>>>
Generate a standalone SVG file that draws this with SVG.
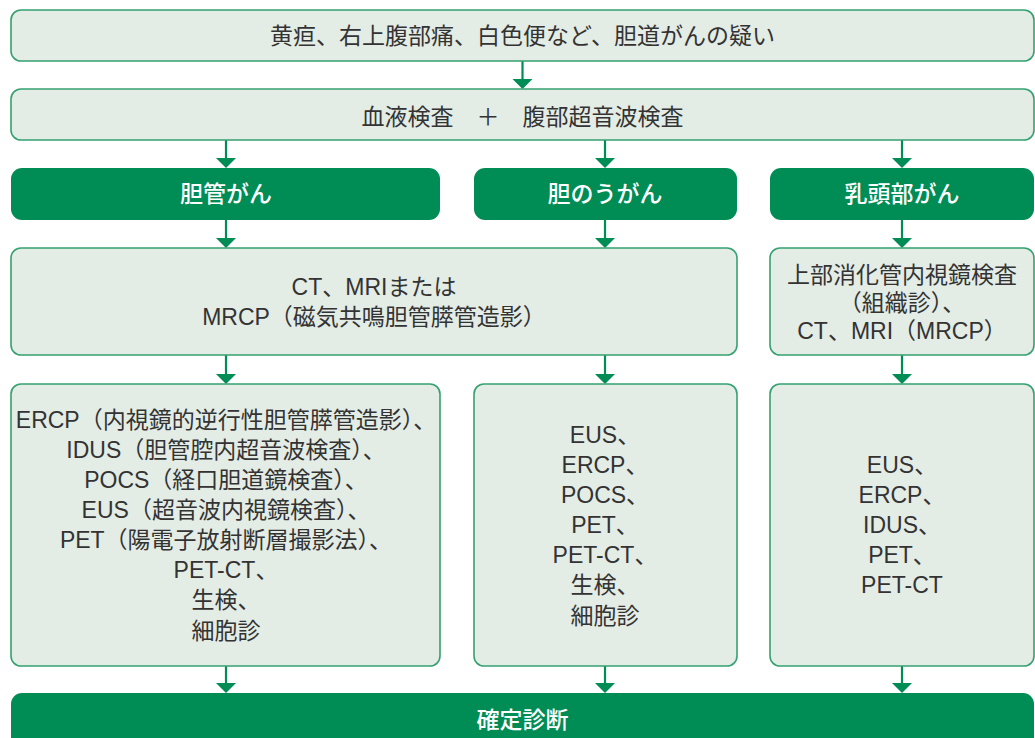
<svg xmlns="http://www.w3.org/2000/svg" width="1035" height="738" viewBox="0 0 1035 738">
<style>
.lb{fill:#e3ece5;stroke:#35a170;stroke-width:1.6}
.gb{fill:#008c55}
.t{font-family:"Liberation Sans","Noto Sans CJK JP",sans-serif;font-size:23px;fill:#333;text-anchor:middle}
.w{font-family:"Liberation Sans","Noto Sans CJK JP",sans-serif;font-size:23px;fill:#fff;text-anchor:middle;font-weight:500}
.c line{stroke:#008c55;stroke-width:2.2}
.c polygon{fill:#008c55}
</style>
<rect width="1035" height="738" fill="#fff"/>
<g id="connectors" class="c">
<line x1="522.5" y1="61" x2="522.5" y2="80"/><polygon points="512.5,79 532.5,79 522.5,89"/>
<line x1="226" y1="140" x2="226" y2="159"/><polygon points="216,158 236,158 226,168"/>
<line x1="605" y1="140" x2="605" y2="159"/><polygon points="595,158 615,158 605,168"/>
<line x1="902" y1="140" x2="902" y2="159"/><polygon points="892,158 912,158 902,168"/>
<line x1="226" y1="220" x2="226" y2="239"/><polygon points="216,238 236,238 226,248"/>
<line x1="605" y1="220" x2="605" y2="239"/><polygon points="595,238 615,238 605,248"/>
<line x1="902" y1="220" x2="902" y2="239"/><polygon points="892,238 912,238 902,248"/>
<line x1="226" y1="355" x2="226" y2="375"/><polygon points="216,374 236,374 226,384"/>
<line x1="605" y1="355" x2="605" y2="375"/><polygon points="595,374 615,374 605,384"/>
<line x1="902" y1="355" x2="902" y2="375"/><polygon points="892,374 912,374 902,384"/>
<line x1="226" y1="666" x2="226" y2="684"/><polygon points="216,683 236,683 226,693"/>
<line x1="605" y1="666" x2="605" y2="684"/><polygon points="595,683 615,683 605,693"/>
<line x1="902" y1="666" x2="902" y2="684"/><polygon points="892,683 912,683 902,693"/>
</g>
<g id="symptoms">
<rect class="lb" x="11" y="10" width="1023" height="51" rx="10"/>
<text class="t" x="522.5" y="44">黄疸、右上腹部痛、白色便など、胆道がんの疑い</text>
</g>
<g id="blood">
<rect class="lb" x="11" y="89" width="1023" height="51" rx="10"/>
<text class="t" x="522.5" y="125">血液検査　＋　腹部超音波検査</text>
</g>
<g id="bile-duct">
<rect class="gb" x="11" y="168" width="429" height="52" rx="11"/>
<text class="w" x="226" y="202">胆管がん</text>
</g>
<g id="gallbladder">
<rect class="gb" x="474" y="168" width="263" height="52" rx="11"/>
<text class="w" x="605" y="202">胆のうがん</text>
</g>
<g id="papilla">
<rect class="gb" x="770" y="168" width="264" height="52" rx="11"/>
<text class="w" x="902" y="202">乳頭部がん</text>
</g>
<g id="ct-mri">
<rect class="lb" x="11" y="248" width="726" height="107" rx="10"/>
<text class="t" x="374" y="295">CT、MRIまたは</text>
<text class="t" x="374" y="325">MRCP（磁気共鳴胆管膵管造影）</text>
</g>
<g id="endoscopy">
<rect class="lb" x="770" y="248" width="264" height="107" rx="10"/>
<text class="t" x="902" y="283">上部消化管内視鏡検査</text>
<text class="t" x="902" y="311">（組織診）、</text>
<text class="t" x="902" y="339">CT、MRI（MRCP）</text>
</g>
<g id="bile-duct-tests">
<rect class="lb" x="11" y="384" width="429" height="282" rx="10"/>
<text class="t" x="226" y="428">ERCP（内視鏡的逆行性胆管膵管造影）、</text>
<text class="t" x="226" y="458">IDUS（胆管腔内超音波検査）、</text>
<text class="t" x="226" y="488">POCS（経口胆道鏡検査）、</text>
<text class="t" x="226" y="518">EUS（超音波内視鏡検査）、</text>
<text class="t" x="226" y="548">PET（陽電子放射断層撮影法）、</text>
<text class="t" x="226" y="578">PET-CT、</text>
<text class="t" x="226" y="608">生検、</text>
<text class="t" x="226" y="639">細胞診</text>
</g>
<g id="gallbladder-tests">
<rect class="lb" x="474" y="384" width="263" height="282" rx="10"/>
<text class="t" x="605" y="443">EUS、</text>
<text class="t" x="605" y="473">ERCP、</text>
<text class="t" x="605" y="503">POCS、</text>
<text class="t" x="605" y="533">PET、</text>
<text class="t" x="605" y="563">PET-CT、</text>
<text class="t" x="605" y="593">生検、</text>
<text class="t" x="605" y="624">細胞診</text>
</g>
<g id="papilla-tests">
<rect class="lb" x="770" y="384" width="264" height="282" rx="10"/>
<text class="t" x="902" y="473">EUS、</text>
<text class="t" x="902" y="503">ERCP、</text>
<text class="t" x="902" y="533">IDUS、</text>
<text class="t" x="902" y="563">PET、</text>
<text class="t" x="902" y="593">PET-CT</text>
</g>
<g id="diagnosis">
<rect class="gb" x="11" y="693" width="1023" height="70" rx="11"/>
<text class="w" x="522.5" y="728">確定診断</text>
</g>
</svg>
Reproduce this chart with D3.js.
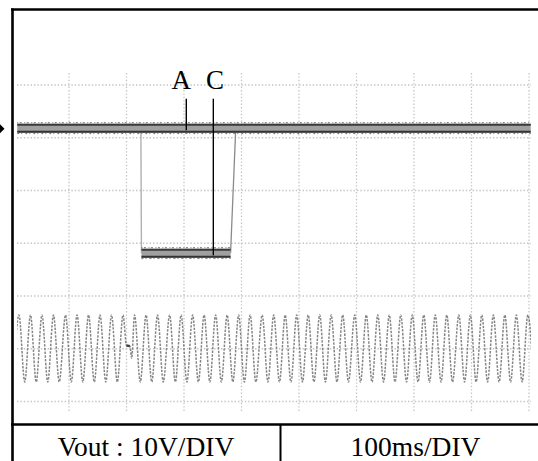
<!DOCTYPE html>
<html>
<head>
<meta charset="utf-8">
<script src="https://cdn.jsdelivr.net/npm/d3@7/dist/d3.min.js"></script>
<style>
  html, body { margin: 0; padding: 0; background: #fff; }
  svg { display: block; }
</style>
</head>
<body>
<svg id="chart" width="538" height="461"></svg>
<script>
// ---------- data (time in ms, voltage in V, 100 ms/DIV, 10 V/DIV) ----------
const timeGrid = [100, 200, 300, 400, 500, 600, 700, 800, 900];
const voltGrid = [-10, 0, 10, 20, 30, 40, 50];

// trace A: steady output
const traceATimes = [10, 903];
const traceAValues = [41.8, 41.8];

// trace C: drops during the interruption
const traceCTimes = [10, 225, 226, 381, 390, 903];
const traceCValues = [41.8, 41.8, 18.1, 18.1, 41.8, 41.8];

// AC input: extrema (with a dropout near 200 ms)
const acTimes = [3, 13, 23, 33, 43, 53, 63, 73, 83, 94, 104, 114, 124, 134, 144, 154, 164, 174, 184, 194,
  200, 206, 209,
  214, 224, 234, 244, 254, 264, 275, 285, 295, 305, 315, 325, 335, 345, 355, 365, 375, 385, 395, 405,
  415, 425, 436, 446, 456, 466, 476, 486, 496, 506, 516, 526, 536, 546, 556, 566, 576, 586, 597, 607,
  617, 627, 637, 647, 657, 667, 677, 687, 697, 707, 717, 727, 737, 747, 757, 767, 778, 788, 798, 808,
  818, 828, 838, 848, 858, 868, 878, 888, 898, 908];
const acValues = [-6.3, 6.4, -6.3, 6.4, -6.3, 6.4, -6.3, 6.4, -6.3, 6.4, -6.3, 6.4, -6.3, 6.4, -6.3, 6.4, -6.3, 6.4, -6.3, 6.4,
  0.6, 0.5, -1.8,
  6.4, -6.3, 6.4, -6.3, 6.4, -6.3, 6.4, -6.3, 6.4, -6.3, 6.4, -6.3, 6.4, -6.3, 6.4, -6.3, 6.4, -6.3, 6.4, -6.3,
  6.4, -6.3, 6.4, -6.3, 6.4, -6.3, 6.4, -6.3, 6.4, -6.3, 6.4, -6.3, 6.4, -6.3, 6.4, -6.3, 6.4, -6.3, 6.4, -6.3,
  6.4, -6.3, 6.4, -6.3, 6.4, -6.3, 6.4, -6.3, 6.4, -6.3, 6.4, -6.3, 6.4, -6.3, 6.4, -6.3, 6.4, -6.3, 6.4, -6.3,
  6.4, -6.3, 6.4, -6.3, 6.4, -6.3, 6.4, -6.3, 6.4, -6.3];

// annotations
const labelNames = ["A", "C"];
const labelTimes = [295, 354];
const leaderTimes = [304, 351];
const leaderEnds = [41.8, 18.1];
const labelVolt = 49.3;
const leaderTop = 47.4;

const footerTexts = ["Vout : 10V/DIV", "100ms/DIV"];

// ---------- scales ----------
const svg = d3.select("#chart");
const x = d3.scaleLinear().domain([100, 900]).range([69, 529]);
const y = d3.scaleLinear().domain([-10, 50]).range([401.5, 85]);

const screen = { x0: 17, x1: 531, y0: 73, y1: 413 };

svg.append("defs").append("clipPath").attr("id", "scr")
  .append("rect").attr("x", screen.x0).attr("y", screen.y0)
  .attr("width", screen.x1 - screen.x0).attr("height", screen.y1 - screen.y0);

// ---------- grid ----------
const grid = svg.append("g").attr("stroke", "#c4c4c4").attr("stroke-width", 1.3)
  .attr("stroke-dasharray", "1.4,2");
grid.selectAll("line.v").data(timeGrid).join("line").attr("class", "v")
  .attr("x1", d => x(d)).attr("x2", d => x(d))
  .attr("y1", screen.y0).attr("y2", screen.y1 - 1);
grid.selectAll("line.h").data(voltGrid).join("line").attr("class", "h")
  .attr("x1", screen.x0).attr("x2", screen.x1)
  .attr("y1", d => y(d)).attr("y2", d => y(d));

const plot = svg.append("g").attr("clip-path", "url(#scr)");

// ---------- AC waveform ----------
const acData = acTimes.map((t, i) => [t, acValues[i]]);
const line = d3.line().x(d => x(d[0])).y(d => y(d[1]));
plot.append("path").datum(acData)
  .attr("d", line.curve(d3.curveMonotoneX))
  .attr("fill", "none").attr("stroke", "#858585").attr("stroke-width", 1.5)
  .attr("stroke-dasharray", "2.4,1.3");
// dark dash at dropout
plot.append("line")
  .attr("x1", x(acTimes[20])).attr("x2", x(acTimes[21]))
  .attr("y1", y(acValues[20])).attr("y2", y(acValues[21]))
  .attr("stroke", "#444").attr("stroke-width", 2.5);

// ---------- traces ----------
const straight = d3.line().x(d => x(d[0])).y(d => y(d[1])).curve(d3.curveLinear);
const cData = traceCTimes.map((t, i) => [t, traceCValues[i]]);
const aData = traceATimes.map((t, i) => [t, traceAValues[i]]);

// C thin path (edges)
plot.append("path").datum(cData.slice(1, 3)).attr("d", straight)
  .attr("fill", "none").attr("stroke", "#b0b0b0").attr("stroke-width", 1.4);
plot.append("path").datum(cData.slice(3, 5)).attr("d", straight)
  .attr("fill", "none").attr("stroke", "#8a8a8a").attr("stroke-width", 1.3);

function band(seg) {
  const g = plot.append("g");
  g.append("path").datum(seg).attr("d", straight)
    .attr("fill", "none").attr("stroke", "#a0a0a0").attr("stroke-width", 9);
  g.append("path").datum(seg).attr("d", straight).attr("transform", "translate(0,-3.5)")
    .attr("fill", "none").attr("stroke", "#3a3a3a").attr("stroke-width", 1.8);
  g.append("path").datum(seg).attr("d", straight).attr("transform", "translate(0,-5.5)")
    .attr("fill", "none").attr("stroke", "#666").attr("stroke-width", 1)
    .attr("stroke-dasharray", "1,1.5,2,2.5");
  g.append("path").datum(seg).attr("d", straight).attr("transform", "translate(0,3.5)")
    .attr("fill", "none").attr("stroke", "#333").attr("stroke-width", 2);
  g.append("path").datum(seg).attr("d", straight).attr("transform", "translate(0,5.3)")
    .attr("fill", "none").attr("stroke", "#777").attr("stroke-width", 1)
    .attr("stroke-dasharray", "2,2,1,3");
}
band(aData);
band(cData.slice(2, 4));

// ---------- annotations ----------
svg.selectAll("line.leader").data(leaderTimes).join("line").attr("class", "leader")
  .attr("x1", d => x(d)).attr("x2", d => x(d))
  .attr("y1", y(leaderTop)).attr("y2", (d, i) => y(leaderEnds[i]) + 2)
  .attr("stroke", "#000").attr("stroke-width", 1.4);
svg.selectAll("text.lab").data(labelNames).join("text").attr("class", "lab")
  .attr("x", (d, i) => x(labelTimes[i])).attr("y", y(labelVolt))
  .attr("text-anchor", "middle")
  .attr("font-family", "Liberation Serif, Times New Roman, serif")
  .attr("font-size", 27).attr("fill", "#000").text(d => d);

// reference marker arrow at left
svg.append("path")
  .attr("d", `M0,${y(traceAValues[0]) + 0.5} m0,-4.5 l4.5,4.5 l-4.5,4.5 Z`)
  .attr("fill", "#000");

// ---------- frame and footer ----------
const frame = svg.append("g").attr("stroke", "#000").attr("fill", "none");
frame.append("line").attr("x1", 12.5).attr("x2", 12.5).attr("y1", 8.5).attr("y2", 461).attr("stroke-width", 2.6);
frame.append("line").attr("x1", 11).attr("x2", 538).attr("y1", 9.5).attr("y2", 9.5).attr("stroke-width", 2.6);
frame.append("line").attr("x1", 11).attr("x2", 538).attr("y1", 424.5).attr("y2", 424.5).attr("stroke-width", 2.4);
frame.append("line").attr("x1", 280.5).attr("x2", 280.5).attr("y1", 424).attr("y2", 461).attr("stroke-width", 2);

svg.selectAll("text.foot").data(footerTexts).join("text").attr("class", "foot")
  .attr("x", (d, i) => i === 0 ? 146 : 415.5).attr("y", 456)
  .attr("text-anchor", "middle")
  .attr("font-family", "Liberation Serif, Times New Roman, serif")
  .attr("font-size", 27.5).attr("fill", "#000").text(d => d);
</script>
</body>
</html>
<<<
> Job: Look above for the line containing "Reproduce this chart with D3.js.", then write out every line from there down to the line containing "const traceCValues = [41.8, 41.8, 18.1, 18.1, 41.8, 41.8];", that line included, with no pictures.

> Full output:
Reproduce this chart with D3.js.
<!DOCTYPE html>
<html>
<head>
<meta charset="utf-8">
<script src="https://cdn.jsdelivr.net/npm/d3@7/dist/d3.min.js"></script>
<style>
  html, body { margin: 0; padding: 0; background: #fff; }
  svg { display: block; }
</style>
</head>
<body>
<svg id="chart" width="538" height="461"></svg>
<script>
// ---------- data (time in ms, voltage in V, 100 ms/DIV, 10 V/DIV) ----------
const timeGrid = [100, 200, 300, 400, 500, 600, 700, 800, 900];
const voltGrid = [-10, 0, 10, 20, 30, 40, 50];

// trace A: steady output
const traceATimes = [10, 903];
const traceAValues = [41.8, 41.8];

// trace C: drops during the interruption
const traceCTimes = [10, 225, 226, 381, 390, 903];
const traceCValues = [41.8, 41.8, 18.1, 18.1, 41.8, 41.8];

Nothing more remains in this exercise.